[Begin TASK DATA]

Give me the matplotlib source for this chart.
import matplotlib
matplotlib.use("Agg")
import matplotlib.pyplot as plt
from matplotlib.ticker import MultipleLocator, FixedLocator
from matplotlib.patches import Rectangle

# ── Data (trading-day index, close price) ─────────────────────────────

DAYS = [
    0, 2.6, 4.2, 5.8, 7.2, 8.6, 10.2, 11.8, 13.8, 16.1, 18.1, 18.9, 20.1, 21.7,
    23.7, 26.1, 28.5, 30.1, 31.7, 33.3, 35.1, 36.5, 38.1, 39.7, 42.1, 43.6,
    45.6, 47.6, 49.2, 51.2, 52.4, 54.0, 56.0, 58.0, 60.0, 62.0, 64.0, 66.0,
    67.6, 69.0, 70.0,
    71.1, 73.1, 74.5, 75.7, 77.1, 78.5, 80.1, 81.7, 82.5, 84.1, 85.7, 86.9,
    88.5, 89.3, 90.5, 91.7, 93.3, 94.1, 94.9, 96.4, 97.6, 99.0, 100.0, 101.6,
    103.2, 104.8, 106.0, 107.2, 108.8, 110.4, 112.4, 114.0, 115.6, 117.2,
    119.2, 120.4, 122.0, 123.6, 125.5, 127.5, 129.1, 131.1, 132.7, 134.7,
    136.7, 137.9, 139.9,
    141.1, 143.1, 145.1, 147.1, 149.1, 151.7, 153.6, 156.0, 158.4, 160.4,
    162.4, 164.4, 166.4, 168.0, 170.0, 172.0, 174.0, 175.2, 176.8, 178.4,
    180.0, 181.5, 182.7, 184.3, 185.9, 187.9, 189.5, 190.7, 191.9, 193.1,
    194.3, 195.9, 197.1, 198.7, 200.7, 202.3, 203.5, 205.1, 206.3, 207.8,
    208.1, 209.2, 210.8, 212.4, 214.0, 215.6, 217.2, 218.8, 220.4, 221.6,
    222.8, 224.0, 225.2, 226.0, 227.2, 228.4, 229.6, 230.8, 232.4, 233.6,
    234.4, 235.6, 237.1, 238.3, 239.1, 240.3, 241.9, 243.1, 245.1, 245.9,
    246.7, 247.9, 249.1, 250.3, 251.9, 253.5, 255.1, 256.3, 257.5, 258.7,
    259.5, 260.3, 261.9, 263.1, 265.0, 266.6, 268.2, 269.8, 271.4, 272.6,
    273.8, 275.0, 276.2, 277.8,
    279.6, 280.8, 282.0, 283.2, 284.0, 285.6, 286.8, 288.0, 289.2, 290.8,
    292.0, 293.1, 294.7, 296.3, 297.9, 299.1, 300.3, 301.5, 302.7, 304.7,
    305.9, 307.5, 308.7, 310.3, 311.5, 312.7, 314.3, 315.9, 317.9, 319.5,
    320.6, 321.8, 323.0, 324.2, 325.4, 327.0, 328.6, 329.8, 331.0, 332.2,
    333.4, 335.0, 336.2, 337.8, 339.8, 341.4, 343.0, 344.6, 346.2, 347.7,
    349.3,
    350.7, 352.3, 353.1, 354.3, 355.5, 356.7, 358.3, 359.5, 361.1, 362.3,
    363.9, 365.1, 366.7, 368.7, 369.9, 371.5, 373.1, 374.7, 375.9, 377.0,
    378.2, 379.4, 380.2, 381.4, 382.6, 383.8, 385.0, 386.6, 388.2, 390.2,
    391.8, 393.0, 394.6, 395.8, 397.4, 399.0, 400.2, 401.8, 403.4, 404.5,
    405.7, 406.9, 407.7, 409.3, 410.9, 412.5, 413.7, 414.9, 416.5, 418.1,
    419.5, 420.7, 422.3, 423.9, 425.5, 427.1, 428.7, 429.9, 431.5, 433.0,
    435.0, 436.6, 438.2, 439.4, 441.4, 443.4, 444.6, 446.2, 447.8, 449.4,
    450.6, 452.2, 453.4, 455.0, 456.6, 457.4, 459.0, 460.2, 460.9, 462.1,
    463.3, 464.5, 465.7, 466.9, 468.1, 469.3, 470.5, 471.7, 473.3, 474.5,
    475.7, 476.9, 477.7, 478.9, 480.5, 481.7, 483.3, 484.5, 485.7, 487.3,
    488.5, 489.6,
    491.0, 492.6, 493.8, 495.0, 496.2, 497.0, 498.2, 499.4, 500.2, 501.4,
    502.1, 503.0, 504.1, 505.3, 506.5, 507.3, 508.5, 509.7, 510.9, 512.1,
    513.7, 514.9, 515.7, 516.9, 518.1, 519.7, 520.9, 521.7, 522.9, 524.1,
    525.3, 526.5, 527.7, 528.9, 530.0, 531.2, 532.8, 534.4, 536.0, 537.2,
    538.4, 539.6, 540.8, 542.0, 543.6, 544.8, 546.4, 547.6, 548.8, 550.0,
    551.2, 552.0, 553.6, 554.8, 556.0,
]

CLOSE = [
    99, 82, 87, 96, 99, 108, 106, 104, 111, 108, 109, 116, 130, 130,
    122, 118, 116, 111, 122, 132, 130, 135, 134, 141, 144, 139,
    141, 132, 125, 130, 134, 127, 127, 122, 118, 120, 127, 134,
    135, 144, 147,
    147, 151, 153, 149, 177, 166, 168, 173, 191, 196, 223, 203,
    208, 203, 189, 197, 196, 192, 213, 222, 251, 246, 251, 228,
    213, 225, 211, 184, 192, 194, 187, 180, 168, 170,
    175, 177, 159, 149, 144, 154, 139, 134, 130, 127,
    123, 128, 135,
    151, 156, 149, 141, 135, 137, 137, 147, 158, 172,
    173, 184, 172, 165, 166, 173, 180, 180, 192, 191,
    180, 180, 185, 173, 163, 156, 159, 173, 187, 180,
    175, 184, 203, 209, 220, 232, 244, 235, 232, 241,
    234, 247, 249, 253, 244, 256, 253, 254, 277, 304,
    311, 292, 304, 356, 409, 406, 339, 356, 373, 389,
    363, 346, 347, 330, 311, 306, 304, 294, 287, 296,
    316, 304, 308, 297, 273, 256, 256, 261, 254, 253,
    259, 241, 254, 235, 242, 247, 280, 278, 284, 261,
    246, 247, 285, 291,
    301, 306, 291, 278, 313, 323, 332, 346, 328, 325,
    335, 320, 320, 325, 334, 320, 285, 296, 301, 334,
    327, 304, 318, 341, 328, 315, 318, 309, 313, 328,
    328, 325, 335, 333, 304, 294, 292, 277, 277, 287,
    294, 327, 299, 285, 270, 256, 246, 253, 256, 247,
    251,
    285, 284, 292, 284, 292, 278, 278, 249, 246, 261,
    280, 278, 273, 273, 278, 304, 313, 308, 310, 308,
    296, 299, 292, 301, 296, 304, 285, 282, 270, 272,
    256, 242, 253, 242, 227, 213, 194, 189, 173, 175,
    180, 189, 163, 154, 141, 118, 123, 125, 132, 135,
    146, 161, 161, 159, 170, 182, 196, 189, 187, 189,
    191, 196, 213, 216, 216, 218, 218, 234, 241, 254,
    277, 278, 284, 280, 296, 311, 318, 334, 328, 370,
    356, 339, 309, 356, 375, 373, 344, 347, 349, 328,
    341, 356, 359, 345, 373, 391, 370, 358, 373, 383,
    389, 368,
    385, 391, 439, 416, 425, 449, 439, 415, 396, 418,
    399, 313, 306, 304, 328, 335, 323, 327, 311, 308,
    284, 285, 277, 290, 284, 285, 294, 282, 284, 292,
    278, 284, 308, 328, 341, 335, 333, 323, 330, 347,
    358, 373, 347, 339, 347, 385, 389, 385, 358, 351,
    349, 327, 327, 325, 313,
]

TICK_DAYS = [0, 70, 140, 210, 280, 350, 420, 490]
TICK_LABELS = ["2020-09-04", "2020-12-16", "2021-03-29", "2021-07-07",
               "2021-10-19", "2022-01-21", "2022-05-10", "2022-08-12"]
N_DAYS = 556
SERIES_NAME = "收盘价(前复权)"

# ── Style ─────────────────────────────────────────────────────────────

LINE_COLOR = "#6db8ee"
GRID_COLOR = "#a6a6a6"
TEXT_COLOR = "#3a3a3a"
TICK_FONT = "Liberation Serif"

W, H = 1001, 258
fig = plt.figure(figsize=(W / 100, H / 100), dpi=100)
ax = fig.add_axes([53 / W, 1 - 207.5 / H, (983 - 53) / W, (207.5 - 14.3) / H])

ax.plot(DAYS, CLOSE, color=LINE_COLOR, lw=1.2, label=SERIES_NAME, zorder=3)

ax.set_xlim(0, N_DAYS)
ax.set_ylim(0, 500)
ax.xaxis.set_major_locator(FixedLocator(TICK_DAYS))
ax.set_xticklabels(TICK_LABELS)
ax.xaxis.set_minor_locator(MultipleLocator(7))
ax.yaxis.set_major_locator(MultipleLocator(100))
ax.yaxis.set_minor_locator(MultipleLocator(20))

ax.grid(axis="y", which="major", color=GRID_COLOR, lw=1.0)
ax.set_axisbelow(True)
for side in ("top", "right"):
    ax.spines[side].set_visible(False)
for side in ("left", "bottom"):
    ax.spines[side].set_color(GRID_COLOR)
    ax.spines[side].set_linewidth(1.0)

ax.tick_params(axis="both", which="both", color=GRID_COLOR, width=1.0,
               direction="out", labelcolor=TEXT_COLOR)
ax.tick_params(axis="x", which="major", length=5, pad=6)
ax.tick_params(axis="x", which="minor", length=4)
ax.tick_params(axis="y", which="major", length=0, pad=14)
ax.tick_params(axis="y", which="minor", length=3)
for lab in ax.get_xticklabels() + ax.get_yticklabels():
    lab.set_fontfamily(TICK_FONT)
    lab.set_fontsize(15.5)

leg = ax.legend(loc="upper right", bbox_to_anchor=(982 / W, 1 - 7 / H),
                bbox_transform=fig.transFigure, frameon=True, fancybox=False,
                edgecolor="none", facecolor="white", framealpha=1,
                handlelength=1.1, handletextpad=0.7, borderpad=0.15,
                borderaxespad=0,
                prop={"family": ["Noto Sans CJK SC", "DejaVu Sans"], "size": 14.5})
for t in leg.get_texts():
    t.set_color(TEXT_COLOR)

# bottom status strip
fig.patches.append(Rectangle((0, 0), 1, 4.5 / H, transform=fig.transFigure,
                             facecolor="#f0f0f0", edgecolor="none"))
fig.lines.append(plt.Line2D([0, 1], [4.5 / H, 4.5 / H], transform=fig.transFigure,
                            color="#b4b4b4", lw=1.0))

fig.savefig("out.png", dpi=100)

[End TASK DATA]
[Begin TASK DATA]

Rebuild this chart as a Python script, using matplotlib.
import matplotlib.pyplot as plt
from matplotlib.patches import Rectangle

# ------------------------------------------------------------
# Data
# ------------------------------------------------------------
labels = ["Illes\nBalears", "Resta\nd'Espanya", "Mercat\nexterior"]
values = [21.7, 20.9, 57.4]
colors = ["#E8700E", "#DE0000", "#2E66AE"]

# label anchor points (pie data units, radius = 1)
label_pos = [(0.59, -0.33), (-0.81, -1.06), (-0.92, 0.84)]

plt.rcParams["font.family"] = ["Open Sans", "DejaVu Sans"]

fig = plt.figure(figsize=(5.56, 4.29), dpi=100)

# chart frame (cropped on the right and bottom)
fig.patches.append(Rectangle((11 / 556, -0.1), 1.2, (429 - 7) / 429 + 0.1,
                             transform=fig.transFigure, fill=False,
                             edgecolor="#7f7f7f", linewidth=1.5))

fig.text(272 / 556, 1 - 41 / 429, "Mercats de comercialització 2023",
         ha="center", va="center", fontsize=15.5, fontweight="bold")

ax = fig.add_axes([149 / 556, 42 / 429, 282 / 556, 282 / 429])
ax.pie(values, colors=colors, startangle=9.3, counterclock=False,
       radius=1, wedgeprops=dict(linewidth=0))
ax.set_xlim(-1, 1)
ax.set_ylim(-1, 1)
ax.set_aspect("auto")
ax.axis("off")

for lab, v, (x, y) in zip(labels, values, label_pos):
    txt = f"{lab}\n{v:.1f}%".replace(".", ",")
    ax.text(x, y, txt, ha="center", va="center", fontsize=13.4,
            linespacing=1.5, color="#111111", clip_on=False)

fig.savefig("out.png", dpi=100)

[End TASK DATA]

■ **TASK INSTRUCTIONS**
Start with the line that holds "Give me the matplotlib source for this chart." and finish with the line that holds "# ── Data (trading-day". Transcribe each line in between exactly, and those two as well.

■ **COMPLETED TASK**
Give me the matplotlib source for this chart.
import matplotlib
matplotlib.use("Agg")
import matplotlib.pyplot as plt
from matplotlib.ticker import MultipleLocator, FixedLocator
from matplotlib.patches import Rectangle

# ── Data (trading-day index, close price) ─────────────────────────────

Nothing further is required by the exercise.